Players from Grand Street Campus and Bryant chatted as they accepted trophies, parents and friends spoke with coaches. The 42nd Monroe Tournament had just come to an end with Grand Street winning the prestigious week-long showcase for the first time.

Suddenly, with the crisp sound of bat on ball, everyone turned to the batter’s box. Jerez, Grand Street’s hulking 6-foot-4 center fielder and New York City’s top high-school baseball prospect, was taking batting practice for a handful of major league scouts and sending one picturesque blast after another well over the wall in right field.

“It was like a commercial,” Grand Street coach Melvin Martinez said. “Everybody stopped what they were doing.”

Jerez, who came to Brooklyn from Santo Domingo, Dominican Republic, two years ago, has been the center of attention ever since his breakout summer with Hank’s Yanks, an 18-and-under summer-league team for inner-city kids funded by Yankees co-owner Hank Steinbrenner and coached by Yankees senior advisor Ray Negron.

Scouts flock to his games, to catch a glimpse of the Brooklyn prospect with the easy gait, powerful arm and bigger bat. One scout said Jerez could go in the top two rounds of the draft and labeled him the top high-school prospect in the Northeast with “close to five major league tools.” Another said it would surprise him to see Jerez go so high, but he was a definite top five-round pick and reminds the scout of a certain Mets outfielder.

“He can project to be a young Carlos Beltran,” the scout said, referencing his easy swing, long strides and smooth coverage in the outfield.

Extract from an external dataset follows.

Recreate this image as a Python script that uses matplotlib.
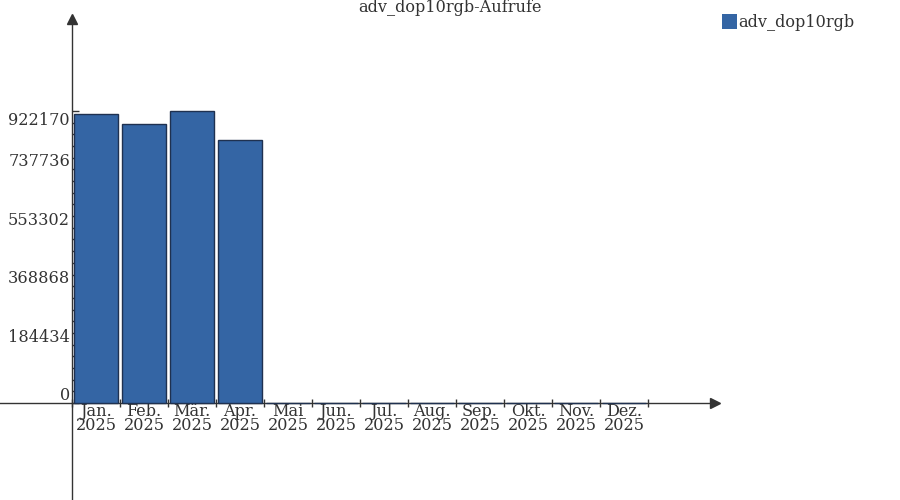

Jerez came to New York City for a better opportunity academically and athletically. He enjoyed a solid season last year with Grand Street, where he in the school’s transitional bi-lingual program and is on pace to graduate in June, but was hardly a can’t-miss prospect.

That changed with Hank’s Yanks. He played up to 65 games during the summer and was given opportunities to showcase his ability in front of scouts. He also played several times at Yankee Stadium and George M. Steinbrenner Field in Tampa, meeting Yankee players such as Mariano Rivera and Robinson Cano and spending time with Steinbrenner.

“It was a lot of hitting, a lot of running, a lot of preparing,” he said through an interpreter. “It was an opportunity to get looked at and show what I have.”

Jerez returned to Grand Street a different player, more confident and with a relentless work ethic. Shortstop Jose Cuas recently marveled at his teammates’ new pregame regimen: from 300 dry swings, to running laps, to extra batting practice, to soft toss.

“He takes an hour to get ready for games now,” Cuas said of Jerez, who has led the Wolves to a 7-0 mark in Brooklyn A East with a .727 batting average, 16 RBIs, 13 stolen bases and 13 runs scored.

“if he improves as much each year over the next three years as he did this last year, he’s got a great chance to make it,” the first scout said.

Jerez said once he saw improvement, he realized the extra work was paying off and began adding to it. Now that the First-Year Player Draft is just two months away, his decision to come to Brooklyn is looking wiser by the day. There are times, he said, it’s hard to believe he could be a professional soon because so much has changed in the last year.

“It feels like a dream,” Jerez said. “But I still have to work hard to make it reality.”